Health

The Smell of Magic

In the third-century B.C. Greek epic poem the Argonautica, the sorceress Medea wields fragrance as a magical weapon: In order to steal the coveted Golden Fleece, which is guarded by a dragon, she lulls the creature to sleep with a scented potion, escaping unscathed.

According to Dr. Britta Ager, an American classicist and the author of “The Scent of Ancient Magic” (2022), fragrance has long been associated with witchcraft and supernatural powers. “Across time and space, there’s a gut-level connection that humans instinctively make between scent and magic,” she says. Because the two things are “both immaterial but at the same time affect us profoundly,” she continues, in the classical world, the workings of scent were often seen as analogous to the supposed workings of magic. In ancient Greece, perfume was used in rituals ranging from the casting of simple farming spells to more elaborate religious ceremonies. The Oracle of Delphi was said to enter a trance by breathing in scented vapor that rose from cracks under the Temple of Apollo, allowing her to channel the divine.
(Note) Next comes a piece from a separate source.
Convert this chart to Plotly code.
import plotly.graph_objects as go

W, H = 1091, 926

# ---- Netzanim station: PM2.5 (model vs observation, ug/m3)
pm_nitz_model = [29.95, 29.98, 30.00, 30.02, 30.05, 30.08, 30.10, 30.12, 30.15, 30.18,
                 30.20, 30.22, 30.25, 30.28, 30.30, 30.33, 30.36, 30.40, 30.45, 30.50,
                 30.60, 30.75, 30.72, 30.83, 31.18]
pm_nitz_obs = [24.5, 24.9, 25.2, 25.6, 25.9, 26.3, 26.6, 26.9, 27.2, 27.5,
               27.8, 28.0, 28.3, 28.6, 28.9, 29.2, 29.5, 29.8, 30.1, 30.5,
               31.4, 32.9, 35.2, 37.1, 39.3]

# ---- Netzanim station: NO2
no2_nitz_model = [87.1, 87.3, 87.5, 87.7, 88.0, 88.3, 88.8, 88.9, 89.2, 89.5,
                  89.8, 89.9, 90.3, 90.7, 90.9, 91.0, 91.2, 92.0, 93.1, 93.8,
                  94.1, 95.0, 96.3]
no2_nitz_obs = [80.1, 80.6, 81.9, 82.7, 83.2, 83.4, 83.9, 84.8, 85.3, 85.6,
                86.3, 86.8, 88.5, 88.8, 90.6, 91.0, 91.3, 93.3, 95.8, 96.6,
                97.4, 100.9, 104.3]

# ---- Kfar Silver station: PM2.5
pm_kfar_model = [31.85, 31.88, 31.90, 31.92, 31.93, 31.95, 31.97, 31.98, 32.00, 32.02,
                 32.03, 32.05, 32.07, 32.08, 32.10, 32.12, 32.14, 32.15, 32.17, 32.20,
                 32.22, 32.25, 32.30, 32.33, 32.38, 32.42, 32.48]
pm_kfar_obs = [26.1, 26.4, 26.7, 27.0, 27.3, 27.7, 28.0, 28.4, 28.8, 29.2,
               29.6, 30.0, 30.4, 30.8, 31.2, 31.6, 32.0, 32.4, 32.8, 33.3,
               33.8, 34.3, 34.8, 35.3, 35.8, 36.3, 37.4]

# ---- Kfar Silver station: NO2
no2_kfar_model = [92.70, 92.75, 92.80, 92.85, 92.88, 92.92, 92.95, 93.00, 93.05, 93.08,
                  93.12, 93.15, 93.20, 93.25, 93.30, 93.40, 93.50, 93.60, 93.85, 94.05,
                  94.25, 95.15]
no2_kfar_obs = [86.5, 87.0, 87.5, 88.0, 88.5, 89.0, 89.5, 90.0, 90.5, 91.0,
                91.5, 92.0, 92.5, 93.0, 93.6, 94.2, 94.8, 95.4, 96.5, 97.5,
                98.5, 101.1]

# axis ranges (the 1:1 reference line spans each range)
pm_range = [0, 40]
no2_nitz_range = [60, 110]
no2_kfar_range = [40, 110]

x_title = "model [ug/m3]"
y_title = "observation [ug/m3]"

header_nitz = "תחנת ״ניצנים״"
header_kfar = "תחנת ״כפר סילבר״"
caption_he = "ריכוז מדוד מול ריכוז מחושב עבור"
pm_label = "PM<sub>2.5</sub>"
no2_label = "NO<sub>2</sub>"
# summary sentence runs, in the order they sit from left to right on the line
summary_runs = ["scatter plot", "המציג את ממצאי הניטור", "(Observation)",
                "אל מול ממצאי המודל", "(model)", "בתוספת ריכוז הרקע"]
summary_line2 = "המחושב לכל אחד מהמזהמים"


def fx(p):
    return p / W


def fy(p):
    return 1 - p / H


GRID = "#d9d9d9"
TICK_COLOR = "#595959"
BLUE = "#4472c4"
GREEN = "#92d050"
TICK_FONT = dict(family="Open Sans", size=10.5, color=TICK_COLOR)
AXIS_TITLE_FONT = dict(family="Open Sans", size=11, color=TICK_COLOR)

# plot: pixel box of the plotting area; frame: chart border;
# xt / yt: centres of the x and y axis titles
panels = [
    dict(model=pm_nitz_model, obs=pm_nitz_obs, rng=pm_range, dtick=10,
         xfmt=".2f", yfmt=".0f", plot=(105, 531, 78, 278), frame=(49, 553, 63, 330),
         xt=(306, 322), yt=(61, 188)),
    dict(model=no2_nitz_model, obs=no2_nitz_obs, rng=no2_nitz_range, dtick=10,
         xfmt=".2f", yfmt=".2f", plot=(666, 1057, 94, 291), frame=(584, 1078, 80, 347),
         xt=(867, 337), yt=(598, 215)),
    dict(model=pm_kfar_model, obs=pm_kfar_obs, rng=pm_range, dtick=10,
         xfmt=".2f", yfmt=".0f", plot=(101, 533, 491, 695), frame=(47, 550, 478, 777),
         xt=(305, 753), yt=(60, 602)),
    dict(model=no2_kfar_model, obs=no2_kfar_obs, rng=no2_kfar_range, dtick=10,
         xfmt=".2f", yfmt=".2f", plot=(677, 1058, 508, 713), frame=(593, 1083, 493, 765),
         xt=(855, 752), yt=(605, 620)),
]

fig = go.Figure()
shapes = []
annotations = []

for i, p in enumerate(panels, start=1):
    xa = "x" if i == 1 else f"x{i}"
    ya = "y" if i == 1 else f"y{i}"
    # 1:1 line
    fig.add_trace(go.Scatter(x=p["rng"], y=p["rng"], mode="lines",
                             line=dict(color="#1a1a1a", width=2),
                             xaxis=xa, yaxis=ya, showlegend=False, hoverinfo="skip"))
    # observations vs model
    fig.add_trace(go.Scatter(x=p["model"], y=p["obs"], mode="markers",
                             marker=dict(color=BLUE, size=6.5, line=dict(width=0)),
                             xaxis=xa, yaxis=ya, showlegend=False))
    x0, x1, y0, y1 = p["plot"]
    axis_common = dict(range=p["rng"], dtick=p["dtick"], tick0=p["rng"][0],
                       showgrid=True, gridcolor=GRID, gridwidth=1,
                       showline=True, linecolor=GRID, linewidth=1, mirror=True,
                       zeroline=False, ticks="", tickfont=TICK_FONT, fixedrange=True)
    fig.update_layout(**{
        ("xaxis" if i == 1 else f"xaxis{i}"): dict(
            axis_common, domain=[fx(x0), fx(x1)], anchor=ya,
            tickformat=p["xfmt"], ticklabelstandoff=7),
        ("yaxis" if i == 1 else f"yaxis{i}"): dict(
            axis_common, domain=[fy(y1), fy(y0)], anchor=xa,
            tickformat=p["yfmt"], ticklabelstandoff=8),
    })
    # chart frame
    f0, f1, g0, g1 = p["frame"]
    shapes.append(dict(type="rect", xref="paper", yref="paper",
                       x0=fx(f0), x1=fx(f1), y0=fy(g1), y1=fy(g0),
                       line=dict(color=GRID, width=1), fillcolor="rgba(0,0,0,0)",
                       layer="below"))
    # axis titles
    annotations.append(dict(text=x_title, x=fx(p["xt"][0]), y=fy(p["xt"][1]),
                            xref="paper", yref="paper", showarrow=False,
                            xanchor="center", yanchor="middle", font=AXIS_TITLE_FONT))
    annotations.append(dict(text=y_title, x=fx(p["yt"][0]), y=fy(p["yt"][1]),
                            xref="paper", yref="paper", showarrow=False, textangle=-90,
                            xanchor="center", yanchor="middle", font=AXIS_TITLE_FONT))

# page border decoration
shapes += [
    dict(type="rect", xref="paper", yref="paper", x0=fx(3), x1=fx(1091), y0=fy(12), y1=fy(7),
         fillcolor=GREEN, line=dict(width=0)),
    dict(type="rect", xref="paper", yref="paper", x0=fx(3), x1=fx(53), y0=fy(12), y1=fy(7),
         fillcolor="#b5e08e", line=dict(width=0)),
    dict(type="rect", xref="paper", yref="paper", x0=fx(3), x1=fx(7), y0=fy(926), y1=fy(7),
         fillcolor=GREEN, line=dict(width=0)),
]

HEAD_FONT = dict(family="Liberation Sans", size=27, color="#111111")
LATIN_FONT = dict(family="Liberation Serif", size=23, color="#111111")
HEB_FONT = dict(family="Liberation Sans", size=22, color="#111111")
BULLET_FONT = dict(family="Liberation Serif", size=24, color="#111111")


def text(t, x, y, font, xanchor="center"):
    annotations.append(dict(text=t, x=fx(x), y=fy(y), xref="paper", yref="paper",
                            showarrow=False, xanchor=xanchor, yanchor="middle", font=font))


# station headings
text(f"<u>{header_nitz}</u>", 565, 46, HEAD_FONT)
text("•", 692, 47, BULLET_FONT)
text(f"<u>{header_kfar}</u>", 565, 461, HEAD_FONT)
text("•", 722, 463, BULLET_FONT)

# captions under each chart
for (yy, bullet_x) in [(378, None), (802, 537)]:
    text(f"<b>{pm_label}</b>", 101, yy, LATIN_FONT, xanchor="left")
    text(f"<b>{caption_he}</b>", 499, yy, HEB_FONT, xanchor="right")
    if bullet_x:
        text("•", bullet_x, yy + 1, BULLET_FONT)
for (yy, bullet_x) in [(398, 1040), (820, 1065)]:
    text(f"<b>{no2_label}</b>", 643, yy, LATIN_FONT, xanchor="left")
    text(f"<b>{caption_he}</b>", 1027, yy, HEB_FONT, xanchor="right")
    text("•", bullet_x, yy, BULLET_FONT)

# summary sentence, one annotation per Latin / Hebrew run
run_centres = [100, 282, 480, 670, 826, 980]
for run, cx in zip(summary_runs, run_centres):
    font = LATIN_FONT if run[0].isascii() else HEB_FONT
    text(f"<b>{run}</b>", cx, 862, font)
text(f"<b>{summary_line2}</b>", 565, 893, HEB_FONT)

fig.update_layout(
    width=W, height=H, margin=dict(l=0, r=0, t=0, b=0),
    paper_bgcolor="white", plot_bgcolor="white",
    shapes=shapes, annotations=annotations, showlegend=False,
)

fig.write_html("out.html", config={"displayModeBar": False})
Recently, a host of fragrance brands have turned to this age-old relationship with magic, like Vyrao, which was founded by the London-based former fashion consultant Yasmin Sewell in 2021 as a way to share her lifelong interest in mysticism. “I had many psychic experiences as a kid,” she says, and even now she relies on her strong intuitions about the future when making decisions. She created the line’s newest fragrance, the Sixth, in collaboration with the psychic Katt Nicholson, who often incorporates scent into her work, applying essential oils before meeting with clients. “I’ve always felt like I could get a stronger connection and more information through heightening my senses,” says Nicholson, who recommended ingredients like rosemary oil for reducing stress and basil oil to increase focus. The resulting blend, crafted by the Irish perfumer Meabh McCurtin, is herbaceous and spicy, with notes of angelica, fennel and apple settling into a base of patchouli and oakmoss.

The ritualistic use of aromatic smoke, perhaps the closest thing to scent made visible, has similarly ancient origins. In Greco-Roman Egypt, mystical practitioners burned kyphi, a compound incense that was also used in religious ceremonies, as part of their spells. “Clouds of incense smoke blocked out the smells of everyday life,” says Ager, “which framed ritual space and time as something set apart.” Kyphi now features in the Paris-based brand Astier de Villatte’s fragrance Le Dieu Bleu, made in collaboration with the French master perfumer Dominique Ropion and the French anthropologist Annick Le Guérer, who has written extensively about the history of scent; with other notes including myrrh and broom flower, the fragrance is both heady and bright. Douglas Little, the founder of the New York-based perfume brand Heretic, similarly drew inspiration from the Celtic practice of saining — in which practitioners set alight juniper branches to remove the influence of unfriendly spirits — for his Smudge scent, a smoky-sweet blend with juniper and clary sage at its heart, and a patchouli base.

Ourside Moon Dust eau de parfum, $196, ourside.nyc.Credit…Courtesy of Ourside

Smoke was also a starting point for the New York-based brand Ourside’s Moon Dust scent. The line’s founder, Keta Burke-Williams, wanted the fragrance to feel otherworldly, she says. “First you’re hit with bright notes” of grapefruit and jasmine, she explains, “then grounded in earthiness” by Haitian vetiver. The blend’s smokiness comes from notes of palo santo, a wood that has been burned for centuries by shamans in various South and Central American cultures to clear negativity from spaces and people. It also appears in the Stockholm-based line Byredo’s De Los Santos scent, which the brand’s founder, Ben Gorham, describes as a tribute to communal ceremonies, both ancient and modern, that honor ancestors — and specifically those, like Dia de los Muertos, during which the veil separating the living from the dead is supposed to be especially thin. “They’re all about the contrast between a moment of mourning and a moment of celebration,” says Gorham, who combined clary sage, long prized as a cleansing agent, with musk and amber to give his scent earthy, woodsy depth.

The belief that fragrances have mystical capabilities hasn’t faded. For many contemporary spiritual and magical practitioners, the citrus-infused eau de cologne Florida Water remains an essential ingredient for rituals; created by the perfumer Robert Murray in 1808 and sold by the company Lanham & Kent, it later became popular among practitioners of the Voodoo religion in the Caribbean and the American South. Priestess Miriam Chamani, the founder and head of the New Orleans-based Voodoo Spiritual Temple, often uses Florida Water as a divinatory aid when engaging in bone throwing, a ceremony in which one tosses fragments of animalbone onto a cloth adorned with astrological symbols and derives meaning from the resulting arrangement. “It allows a person to calm their mind and center themselves beyond their fears,” she says of using the scent. “It quiets you down so the universe can come to you.”